The current draft text does much towards these goals, by including provisions related to record keeping, international assistance and implementation, as well as creating a Secretariat to help signatory states implement the treaty, especially those who may lack the bureaucratic capacity to do so right away. More importantly, it clearly outlines the obligations that signatories would have to conduct comprehensive risks assessments in line with IHL and IHRL before approving transfers and effectively underlines the circumstances in which transfers should not be made.

However, there are still a number of issues with the draft treaty, which at present leaves loopholes in regulation that would allow for on-going abuses as a result of arms transfers if it is used as a base for further negotiations. As outlined efficiently in Control Arms’ recent briefing ‘Finishing the Job: delivering a bullet-proof ATT’, at present the draft treaty text falls short in a number of ways. Necessary improvements to the draft include: addressing the exclusion of ammunition from the scope of the treaty; the lack of a provision that requires state reports on transfers to be publically available; lack of provisions for states to consider risks that transferred arms may be diverted or used for corruption, against development or in gender-based violence; and current ambiguity about controls when dealing with states not party to the treaty. It will also be vital for key exporting nations such as the United States to be on board with the treaty for it to be effective. If negotiations are re-opened, negotiators must once again carefully navigate the need to sharpen the treaty scope and criteria with a need to have the participation from a majority of states.

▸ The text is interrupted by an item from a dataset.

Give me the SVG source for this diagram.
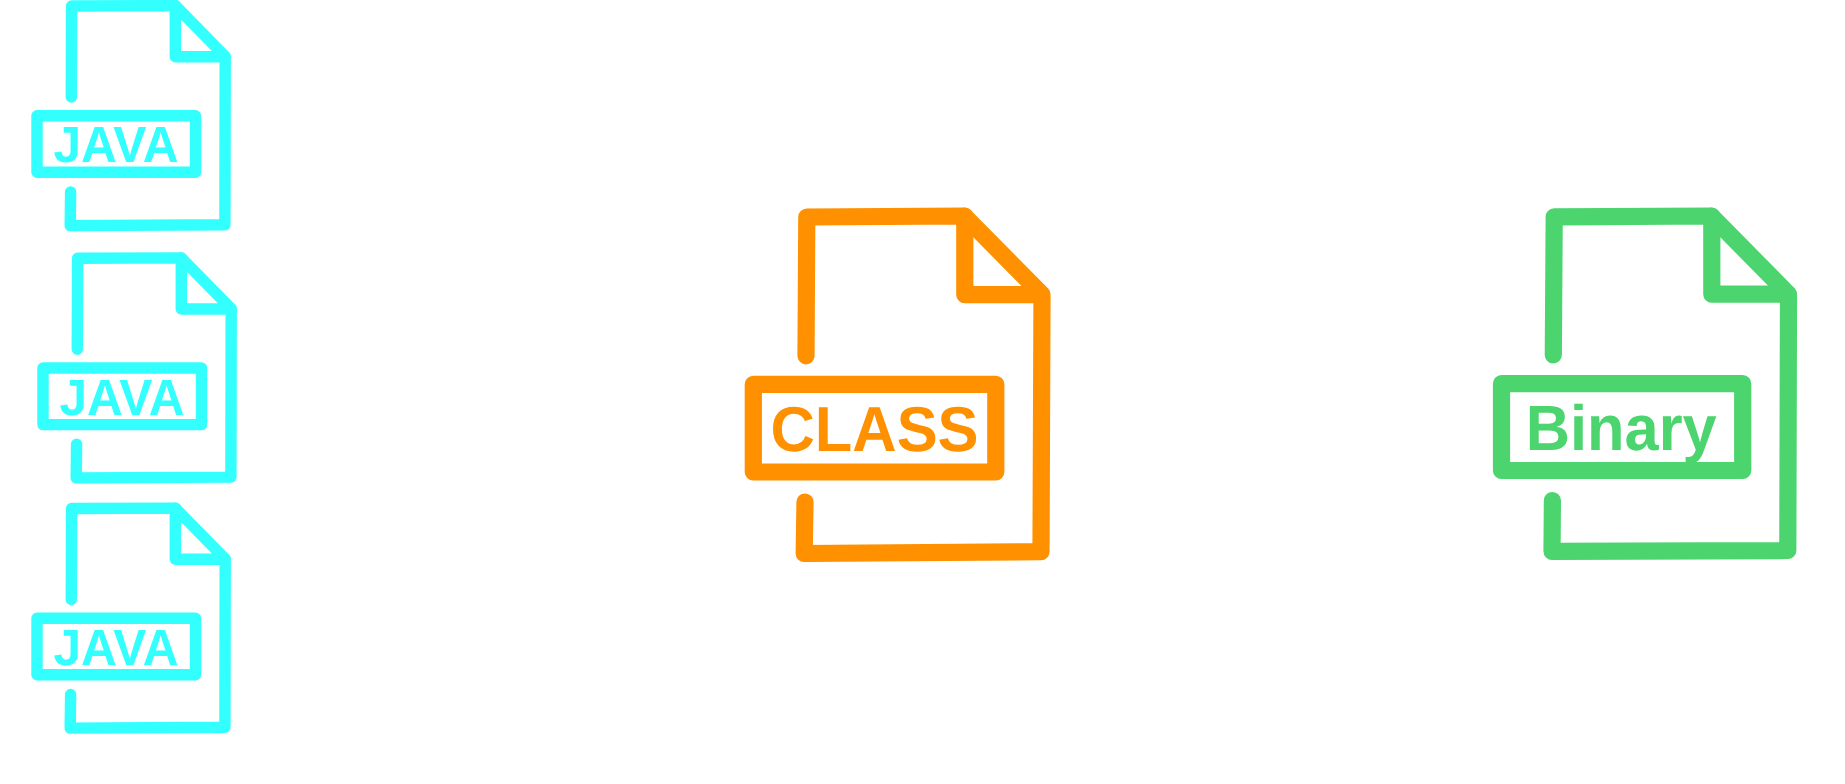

There is clearly quite some way to go before the treaty could come into force and be implemented effectively. The ATT clearly cannot act as a panacea for conflict-affected countries, nor will it hinder inter-state arms trade or domestic controls. However, if successfully negotiated and implemented, it could be an effective filter to curb the worst of irresponsible and illicit arms trading. The ATT may currently seem abstracted from the real impact of the arms trade, but in the end, as stated by the Control Arms Campaign, ‘the ATT will be judged according to its success in preventing transfers that risk contributing to or facilitating human suffering’. As UK Ambassador Jo Adamson said at the opening of the First Committee session, with the ATT ‘we have a real live example of where we can make a real difference in the real world to real people.’

 


*(data on conventional weapons exports and military expenditure derived from SIPRI Yearbook 2012: http://www.sipri.org/yearbook/2012/06)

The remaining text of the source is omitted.